CAROL

O fantasma da delicadeza

“Eu quero ser escritor. Por isso assisto a filmes”. A frase é de um amigo de Therese Belivet (Rooney Mara), em uma conversa casual, entre amigos, num bar de Nova York, na década de 50, quando falavam de trabalho e projetos futuros. Therese registrou o momento em sua câmara polaroide, que viria a ser substituída por uma moderna Cannon, evidenciando a metalinguagem na película: imagem revelando imagem, na belíssima fotografia do longa no qual Therese, a coadjuvante que nada tem de coadjuvante, divide o protagonismo com Carol Aird (Cate Blanchett), em Carol (2015), um filme de Todd Haynes, baseado no romance “The Price of Salt”, de Patricia Highsmith.

Há muitos motivos pelos quais se pode assistir a um filme. Por vezes, motivo nenhum, o que se torna magnífico, em tempos dominados por um pragmatismo que insiste em significar ações, gestos e o próprio tempo sob a perspectiva de um utilitarismo avassalador, que exige de todos e tudo um resultado prospectivo, um ganho visível, um valor quantificável. Em qualquer caso, com ou sem motivo, o cinema é sempre um movimento, na tela e no telespectador, qual é, aliás, o próprio significado etimológico da palavra, já que ‘cinema’ vem do grego Kinema, que significa ‘movimento’, relacionado a Kinéo, que significa ‘mover’, ‘por em movimento’.

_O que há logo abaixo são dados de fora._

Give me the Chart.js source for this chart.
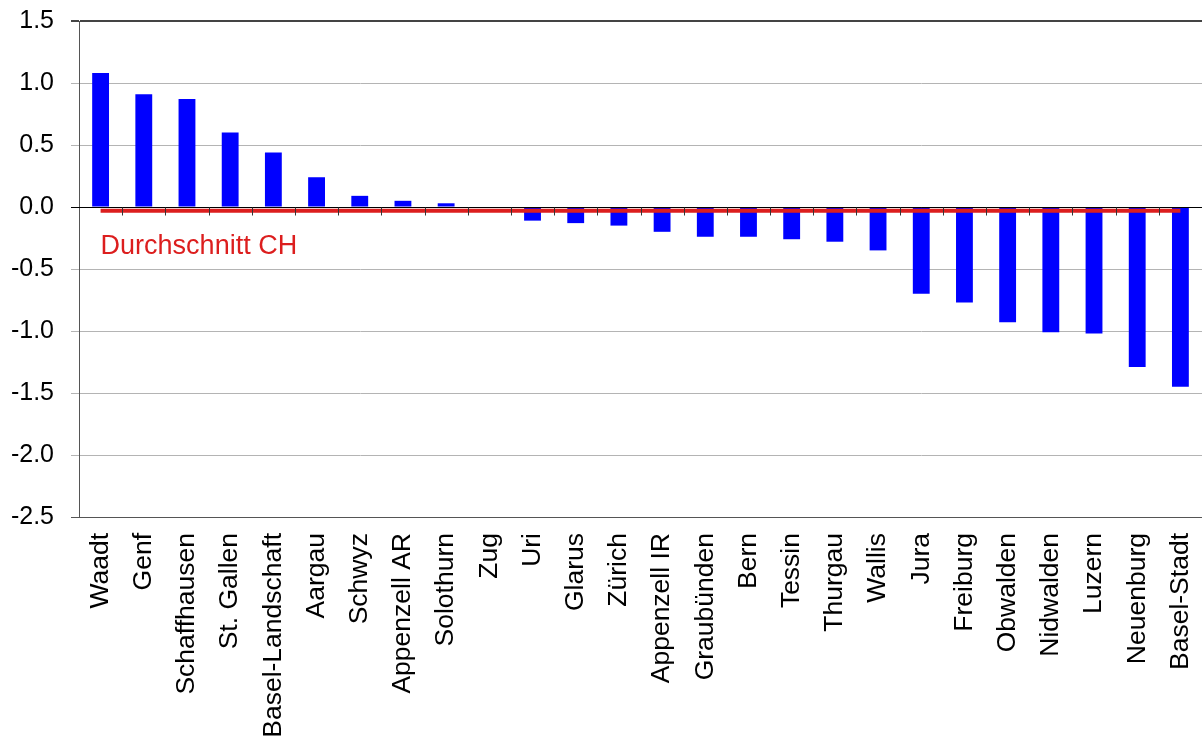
<!DOCTYPE html>
<html>
<head>
<meta charset="utf-8">
<script src="https://cdn.jsdelivr.net/npm/chart.js@4/dist/chart.umd.min.js"></script>
<style>
  html, body { margin: 0; padding: 0; background: #fff; }
  #wrap { width: 1202px; height: 740px; position: relative; }
</style>
</head>
<body>
<div id="wrap"><canvas id="c"></canvas></div>
<script>
// Kantone, sortiert nach Abweichung
const cantons = ['Waadt', 'Genf', 'Schaffhausen', 'St. Gallen', 'Basel-Landschaft', 'Aargau', 'Schwyz',
  'Appenzell AR', 'Solothurn', 'Zug', 'Uri', 'Glarus', 'Zürich', 'Appenzell IR', 'Graubünden', 'Bern',
  'Tessin', 'Thurgau', 'Wallis', 'Jura', 'Freiburg', 'Obwalden', 'Nidwalden', 'Luzern', 'Neuenburg', 'Basel-Stadt'];
const deviation = [1.08, 0.91, 0.87, 0.60, 0.44, 0.24, 0.09, 0.05, 0.03, 0.00, -0.11, -0.13, -0.15, -0.20,
  -0.24, -0.24, -0.26, -0.28, -0.35, -0.70, -0.77, -0.93, -1.01, -1.02, -1.29, -1.45];
const averageCH = -0.03;
const averageLabel = 'Durchschnitt CH';
const yTicks = [1.5, 1.0, 0.5, 0.0, -0.5, -1.0, -1.5, -2.0, -2.5];

const FONT = "'Liberation Sans', Arial, sans-serif";

// Nulllinie mit Teilstrichen zwischen den Kategorien, plus Beschriftung des Mittelwerts
const zeroAxisPlugin = {
  id: 'zeroAxis',
  afterDatasetsDraw(chart) {
    const { ctx, chartArea, scales: { x, y } } = chart;
    const y0 = Math.round(y.getPixelForValue(0)) + 0.5;
    ctx.save();
    ctx.strokeStyle = '#000';
    ctx.lineWidth = 1;
    ctx.beginPath();
    ctx.moveTo(chartArea.left, y0);
    ctx.lineTo(chartArea.right, y0);
    ctx.stroke();
    ctx.strokeStyle = '#333';
    ctx.beginPath();
    for (let i = 1; i < cantons.length; i++) {
      const bx = Math.round((x.getPixelForValue(i - 1) + x.getPixelForValue(i)) / 2) + 0.5;
      ctx.moveTo(bx, y0);
      ctx.lineTo(bx, y0 + 8);
    }
    ctx.stroke();
    ctx.restore();
  },
  afterDraw(chart) {
    const { ctx, scales: { x, y } } = chart;
    ctx.save();
    ctx.fillStyle = '#dc1e1e';
    ctx.font = '27px ' + FONT;
    ctx.textAlign = 'left';
    ctx.textBaseline = 'alphabetic';
    ctx.fillText(averageLabel, x.getPixelForValue(0), y.getPixelForValue(averageCH) + 43);
    ctx.restore();
  }
};

new Chart(document.getElementById('c'), {
  data: {
    labels: cantons,
    datasets: [
      {
        type: 'line',
        label: averageLabel,
        data: cantons.map(() => averageCH),
        borderColor: '#dc1e1e',
        borderWidth: 4,
        pointRadius: 0,
        fill: false,
        order: 0
      },
      {
        type: 'bar',
        label: 'Abweichung',
        data: deviation,
        backgroundColor: '#0000ff',
        borderWidth: 0,
        barPercentage: 0.39,
        categoryPercentage: 1.0,
        order: 1
      }
    ]
  },
  options: {
    responsive: true,
    maintainAspectRatio: false,
    animation: false,
    devicePixelRatio: 1,
    layout: { padding: { left: 0, right: -3, top: 21, bottom: 0 } },
    plugins: { legend: { display: false }, tooltip: { enabled: false } },
    scales: {
      x: {
        type: 'category',
        offset: true,
        afterFit(s) {
          s.height = 223;
          s.paddingLeft = 0;
          s.paddingRight = 0;
        },
        grid: { display: false, drawTicks: false },
        border: { display: true, color: '#555', width: 1 },
        ticks: {
          color: '#000',
          font: { family: FONT, size: 26.5 },
          minRotation: 90,
          maxRotation: 90,
          padding: 16,
          autoSkip: false
        }
      },
      y: {
        min: -2.5,
        max: 1.5,
        afterBuildTicks(scale) {
          scale.ticks = yTicks.map(v => ({ value: v }));
        },
        afterFit(s) {
          s.width = 79;
          s.paddingTop = 0;
          s.paddingBottom = 0;
        },
        grid: {
          color: (c) => {
            const v = c.tick ? c.tick.value : null;
            if (v === 0) return '#000';
            if (v === 1.5) return '#444';
            if (v === -2.5) return '#555';
            return '#b4b4b4';
          },
          lineWidth: (c) => (c.tick && c.tick.value === 1.5 ? 2 : 1),
          tickLength: 8,
          drawTicks: true
        },
        border: { display: true, color: '#555', width: 1 },
        ticks: {
          color: '#000',
          font: { family: FONT, size: 25 },
          padding: 17,
          callback: (v) => Number(v).toFixed(1)
        }
      }
    }
  },
  plugins: [zeroAxisPlugin]
});
</script>
</body>
</html>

Que o cinema nos coloca em contato com uma ideia de movimento, então, o próprio termo o diz, o que se confirma em Carol, onde a técnica que caracteriza o cinema como arte, qual seja, a de múltiplas montagens e edições (que imprimem o movimento), aparece de forma esplendorosa na belíssima fotografia, na trilha sonora precisa, no requintado resgate de objetos e imagens da década de 50 (arquitetura, figurino, carros, telefones, vitrolas, cigarros... tudo impecavelmente retratado) de maneira que não é preciso motivo algum para assisti-lo que não seja a própria fruição das montagens que, por si só, lhe daria sentido.

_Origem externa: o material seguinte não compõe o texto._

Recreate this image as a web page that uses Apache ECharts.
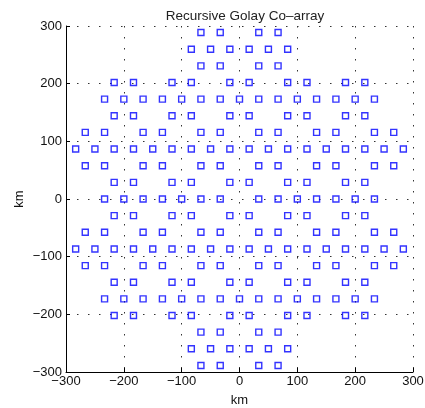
<!DOCTYPE html>
<html>
<head>
<meta charset="utf-8">
<script src="https://cdn.jsdelivr.net/npm/echarts@6/dist/echarts.min.js"></script>
<style>
html,body{margin:0;padding:0;background:#fff;}
#chart{width:425px;height:408px;}
</style>
</head>
<body>
<div id="chart"></div>
<script>
// Row y positions (km), top to bottom
const rowY = [288.7, 259.8, 230.9, 202.1, 173.2, 144.3, 115.5, 86.6, 57.7, 28.9, 0,
              -28.9, -57.7, -86.6, -115.5, -144.3, -173.2, -202.1, -230.9, -259.8, -288.7];
// x positions (km) of squares in each row pattern
const rowA = [-66.7, -33.3, 33.3, 66.7];
const rowB = [-83.3, -50, -16.7, 16.7, 50, 83.3];
const rowC = [-216.7, -183.3, -116.7, -83.3, -16.7, 16.7, 83.3, 116.7, 183.3, 216.7];
const rowD = [-233.3, -200, -166.7, -133.3, -100, -66.7, -33.3, 0, 33.3, 66.7, 100, 133.3, 166.7, 200, 233.3];
const rowE = [-266.7, -233.3, -166.7, -133.3, -66.7, -33.3, 33.3, 66.7, 133.3, 166.7, 233.3, 266.7];
const rowF = [-283.3, -250, -216.7, -183.3, -150, -116.7, -83.3, -50, -16.7, 16.7, 50, 83.3, 116.7, 150, 183.3, 216.7, 250, 283.3];
const rowG = [-233.3, -200, -166.7, -133.3, -100, -66.7, -33.3, 33.3, 66.7, 100, 133.3, 166.7, 200, 233.3];
// which pattern each row uses (same order as rowY)
const rowPattern = [rowA, rowB, rowA, rowC, rowD, rowC, rowE, rowF, rowE, rowC, rowG,
                    rowC, rowE, rowF, rowE, rowC, rowD, rowC, rowA, rowB, rowA];
const ticks = [-300, -200, -100, 0, 100, 200, 300];

const points = [];
rowY.forEach((y, i) => rowPattern[i].forEach(x => points.push([x, y])));

const font = 'Liberation Sans, Arial, Helvetica, sans-serif';
const fmt = v => String(v).replace('-', '\u2212');
const gridLine = {show: true, lineStyle: {color: '#333', width: 1, type: [1.5, 9.5]}};

const chart = echarts.init(document.getElementById('chart'), null, {renderer: 'canvas'});
chart.setOption({
  animation: false,
  backgroundColor: '#fff',
  title: {
    text: 'Recursive Golay Co\u2013array',
    left: 240, top: 4, textAlign: 'center',
    textStyle: {fontFamily: font, fontSize: 13.5, fontWeight: 'normal', color: '#222'}
  },
  grid: {left: 66, top: 26, width: 347, height: 346, containLabel: false, outerBoundsMode: 'none'},
  xAxis: {
    type: 'value', min: ticks[0], max: ticks[ticks.length - 1], interval: 100,
    name: 'km', nameLocation: 'middle', nameGap: 22, nameMoveOverlap: false,
    nameTextStyle: {fontFamily: font, fontSize: 13, color: '#111'},
    axisLine: {show: true, onZero: false, lineStyle: {color: '#000', width: 1}},
    axisTick: {show: true, inside: true, length: 4, lineStyle: {color: '#000'}},
    axisLabel: {fontFamily: font, fontSize: 13, color: '#111', margin: 3, formatter: fmt},
    splitLine: gridLine
  },
  yAxis: {
    type: 'value', min: ticks[0], max: ticks[ticks.length - 1], interval: 100,
    name: 'km', nameLocation: 'middle', nameGap: 40, nameMoveOverlap: false,
    nameTextStyle: {fontFamily: font, fontSize: 13, color: '#111'},
    axisLine: {show: true, onZero: false, lineStyle: {color: '#000', width: 1}},
    axisTick: {show: true, inside: true, length: 4, lineStyle: {color: '#000'}},
    axisLabel: {fontFamily: font, fontSize: 13, color: '#111', margin: 4, formatter: fmt},
    splitLine: gridLine
  },
  series: [{
    type: 'scatter',
    data: points,
    symbol: 'rect',
    symbolSize: 6,
    itemStyle: {color: 'rgba(0,0,0,0)', borderColor: '#0000ff', borderWidth: 1.4},
    emphasis: {disabled: true}
  }]
});
</script>
</body>
</html>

A existência de motivos, todavia, se houver, não pode levar ao erro grosseiro de pensar que Carol seja simplesmente um filme sobre uma relação homoafetiva e todas as dificuldades que lhe seriam peculiares, em ambientes de preconceito, sobretudo na década de 50. Carol é, antes de tudo, um filme sobre a magia dos sentidos, a força do olhar, a incandescência do toque sutil, o estonteamento do cheiro, as vibrações do paladar, a penetrante inspiração musical. Só depois, Carol é um filme sobre o amor, o que, todavia, transcende em muito o equívoco de rotulá-lo aos limites de uma relação de gênero. Carol é um filme sobre o amor genuíno... para além das definições de gênero, para além da idade, para além das posições sociais, para além do tempo...o amor que deixa ir... o amor que espera em silêncio... o amor que presenteia com a liberdade... o amor que faz concessões, pelo ato mesmo de amar e, sem qualquer contradição, o amor que não pode ser sem, antes, conhecer a si mesmo ...o amor que não busca no outro o preenchimento de si, mas o gozo da existência e do encontro, na arte dos encontros e desencontros, de que já falava o poetinha.

E sabendo-se que toda sessão de cinema traz à tona, espectralmente, a imediatidade das emoções e das aparições, como lembra Derrida, que se imprime na tela e no espírito (corpo, desejo, memória) dos telespectadores; e que cada expectador (singularmente) e todos (coletivamente) projeta (m) algo de íntimo na tela, ao mesmo tempo em que esses fantasmas se cruzam na representação coletiva, pode-se dizer que Carol (re) acende, para além do tema do preconceito e das limitações sócio-históricas em torno da homoafetividade, o fantasma da delicadeza (ou falta dela): a capacidade de ser e amar com delicadeza de trato e beleza. Sim, quando a montagem se encerra, sob o extasiante encontro de olhares entre Carol e Therese, nenhum expectador sai ileso da sala. Ao contrário, todo o movimento havido na tela movimenta a todos, em voz alta ou em silêncio, a perguntar: em que mundo foi parar a delicadeza?